── DATASET EXCERPT ──

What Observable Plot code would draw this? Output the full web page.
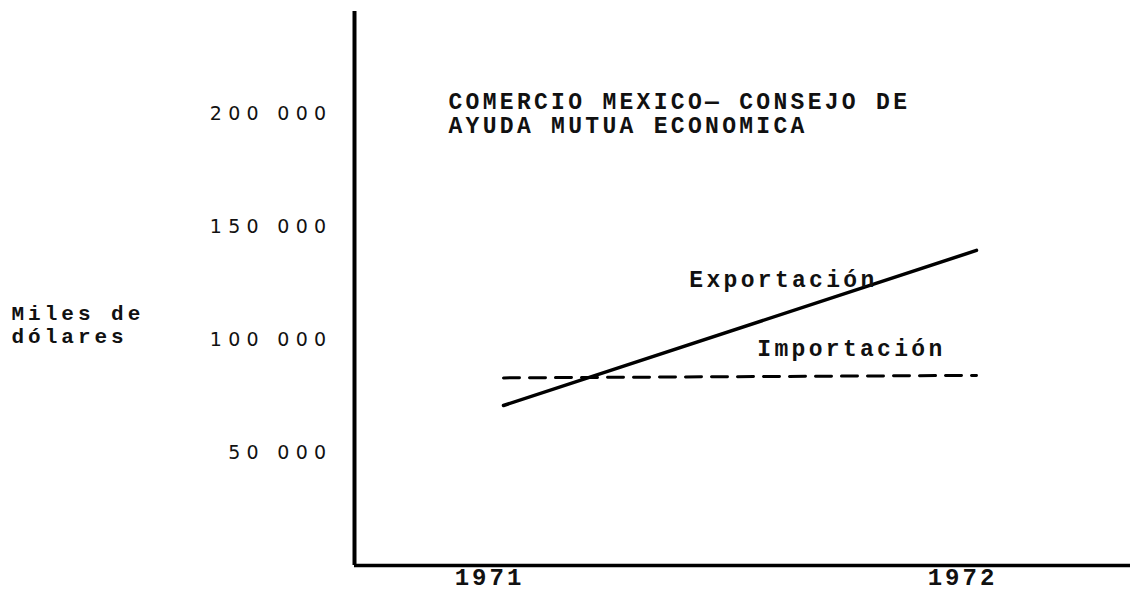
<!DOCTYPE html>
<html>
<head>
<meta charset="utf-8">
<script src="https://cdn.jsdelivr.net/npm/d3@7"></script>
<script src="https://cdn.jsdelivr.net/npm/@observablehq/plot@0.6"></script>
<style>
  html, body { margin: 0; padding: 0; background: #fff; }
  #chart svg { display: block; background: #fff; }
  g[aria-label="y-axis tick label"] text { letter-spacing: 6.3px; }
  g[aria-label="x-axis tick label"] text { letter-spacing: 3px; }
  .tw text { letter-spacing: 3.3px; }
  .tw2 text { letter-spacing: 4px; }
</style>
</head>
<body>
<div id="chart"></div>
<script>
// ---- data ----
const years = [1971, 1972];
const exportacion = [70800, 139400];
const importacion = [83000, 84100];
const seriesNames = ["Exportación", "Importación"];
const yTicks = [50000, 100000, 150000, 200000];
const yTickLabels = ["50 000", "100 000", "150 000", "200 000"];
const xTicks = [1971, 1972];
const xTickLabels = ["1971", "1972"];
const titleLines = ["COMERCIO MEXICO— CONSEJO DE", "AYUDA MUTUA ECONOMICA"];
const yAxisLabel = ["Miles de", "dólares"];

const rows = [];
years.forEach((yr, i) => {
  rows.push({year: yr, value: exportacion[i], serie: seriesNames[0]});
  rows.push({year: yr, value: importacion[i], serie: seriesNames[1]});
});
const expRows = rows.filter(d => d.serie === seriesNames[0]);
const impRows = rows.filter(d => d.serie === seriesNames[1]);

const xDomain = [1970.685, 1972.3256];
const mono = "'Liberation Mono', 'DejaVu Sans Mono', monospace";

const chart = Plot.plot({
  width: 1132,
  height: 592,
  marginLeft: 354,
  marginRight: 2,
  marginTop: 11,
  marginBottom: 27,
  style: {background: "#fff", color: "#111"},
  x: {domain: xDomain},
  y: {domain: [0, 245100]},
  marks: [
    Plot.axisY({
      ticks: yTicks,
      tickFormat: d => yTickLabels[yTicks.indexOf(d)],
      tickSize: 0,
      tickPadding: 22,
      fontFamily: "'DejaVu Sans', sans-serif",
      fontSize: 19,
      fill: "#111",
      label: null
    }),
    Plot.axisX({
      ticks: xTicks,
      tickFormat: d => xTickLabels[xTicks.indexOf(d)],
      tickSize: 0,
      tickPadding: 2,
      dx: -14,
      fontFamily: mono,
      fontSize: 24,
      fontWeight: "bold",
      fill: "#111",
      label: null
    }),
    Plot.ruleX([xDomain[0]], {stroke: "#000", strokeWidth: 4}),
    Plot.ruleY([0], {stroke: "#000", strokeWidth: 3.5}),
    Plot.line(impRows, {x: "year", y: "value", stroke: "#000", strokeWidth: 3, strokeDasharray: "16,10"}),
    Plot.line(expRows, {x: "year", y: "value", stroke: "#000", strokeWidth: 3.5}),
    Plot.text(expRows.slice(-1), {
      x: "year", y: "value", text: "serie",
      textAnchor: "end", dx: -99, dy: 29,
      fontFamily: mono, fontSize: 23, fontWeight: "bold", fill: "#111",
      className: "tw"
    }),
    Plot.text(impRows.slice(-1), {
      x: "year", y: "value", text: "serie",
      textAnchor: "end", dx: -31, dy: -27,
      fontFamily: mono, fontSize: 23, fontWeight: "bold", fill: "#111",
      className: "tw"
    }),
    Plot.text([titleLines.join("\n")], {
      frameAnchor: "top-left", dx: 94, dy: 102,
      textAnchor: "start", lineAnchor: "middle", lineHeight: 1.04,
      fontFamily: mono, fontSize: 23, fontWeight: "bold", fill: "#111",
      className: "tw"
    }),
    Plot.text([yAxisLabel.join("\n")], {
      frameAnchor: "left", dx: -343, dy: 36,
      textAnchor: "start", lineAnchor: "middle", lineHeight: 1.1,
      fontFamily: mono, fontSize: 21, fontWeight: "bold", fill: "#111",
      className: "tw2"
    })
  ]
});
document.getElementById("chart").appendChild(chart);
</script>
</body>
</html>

───

SHORT TASK
Working from the material above, transcribe it exactly while omitting pictures.

THE RESULT
What Observable Plot code would draw this? Output the full web page.
<!DOCTYPE html>
<html>
<head>
<meta charset="utf-8">
<script src="https://cdn.jsdelivr.net/npm/d3@7"></script>
<script src="https://cdn.jsdelivr.net/npm/@observablehq/plot@0.6"></script>
<style>
  html, body { margin: 0; padding: 0; background: #fff; }
  #chart svg { display: block; background: #fff; }
  g[aria-label="y-axis tick label"] text { letter-spacing: 6.3px; }
  g[aria-label="x-axis tick label"] text { letter-spacing: 3px; }
  .tw text { letter-spacing: 3.3px; }
  .tw2 text { letter-spacing: 4px; }
</style>
</head>
<body>
<div id="chart"></div>
<script>
// ---- data ----
const years = [1971, 1972];
const exportacion = [70800, 139400];
const importacion = [83000, 84100];
const seriesNames = ["Exportación", "Importación"];
const yTicks = [50000, 100000, 150000, 200000];
const yTickLabels = ["50 000", "100 000", "150 000", "200 000"];
const xTicks = [1971, 1972];
const xTickLabels = ["1971", "1972"];
const titleLines = ["COMERCIO MEXICO— CONSEJO DE", "AYUDA MUTUA ECONOMICA"];
const yAxisLabel = ["Miles de", "dólares"];

const rows = [];
years.forEach((yr, i) => {
  rows.push({year: yr, value: exportacion[i], serie: seriesNames[0]});
  rows.push({year: yr, value: importacion[i], serie: seriesNames[1]});
});
const expRows = rows.filter(d => d.serie === seriesNames[0]);
const impRows = rows.filter(d => d.serie === seriesNames[1]);

const xDomain = [1970.685, 1972.3256];
const mono = "'Liberation Mono', 'DejaVu Sans Mono', monospace";

const chart = Plot.plot({
  width: 1132,
  height: 592,
  marginLeft: 354,
  marginRight: 2,
  marginTop: 11,
  marginBottom: 27,
  style: {background: "#fff", color: "#111"},
  x: {domain: xDomain},
  y: {domain: [0, 245100]},
  marks: [
    Plot.axisY({
      ticks: yTicks,
      tickFormat: d => yTickLabels[yTicks.indexOf(d)],
      tickSize: 0,
      tickPadding: 22,
      fontFamily: "'DejaVu Sans', sans-serif",
      fontSize: 19,
      fill: "#111",
      label: null
    }),
    Plot.axisX({
      ticks: xTicks,
      tickFormat: d => xTickLabels[xTicks.indexOf(d)],
      tickSize: 0,
      tickPadding: 2,
      dx: -14,
      fontFamily: mono,
      fontSize: 24,
      fontWeight: "bold",
      fill: "#111",
      label: null
    }),
    Plot.ruleX([xDomain[0]], {stroke: "#000", strokeWidth: 4}),
    Plot.ruleY([0], {stroke: "#000", strokeWidth: 3.5}),
    Plot.line(impRows, {x: "year", y: "value", stroke: "#000", strokeWidth: 3, strokeDasharray: "16,10"}),
    Plot.line(expRows, {x: "year", y: "value", stroke: "#000", strokeWidth: 3.5}),
    Plot.text(expRows.slice(-1), {
      x: "year", y: "value", text: "serie",
      textAnchor: "end", dx: -99, dy: 29,
      fontFamily: mono, fontSize: 23, fontWeight: "bold", fill: "#111",
      className: "tw"
    }),
    Plot.text(impRows.slice(-1), {
      x: "year", y: "value", text: "serie",
      textAnchor: "end", dx: -31, dy: -27,
      fontFamily: mono, fontSize: 23, fontWeight: "bold", fill: "#111",
      className: "tw"
    }),
    Plot.text([titleLines.join("\n")], {
      frameAnchor: "top-left", dx: 94, dy: 102,
      textAnchor: "start", lineAnchor: "middle", lineHeight: 1.04,
      fontFamily: mono, fontSize: 23, fontWeight: "bold", fill: "#111",
      className: "tw"
    }),
    Plot.text([yAxisLabel.join("\n")], {
      frameAnchor: "left", dx: -343, dy: 36,
      textAnchor: "start", lineAnchor: "middle", lineHeight: 1.1,
      fontFamily: mono, fontSize: 21, fontWeight: "bold", fill: "#111",
      className: "tw2"
    })
  ]
});
document.getElementById("chart").appendChild(chart);
</script>
</body>
</html>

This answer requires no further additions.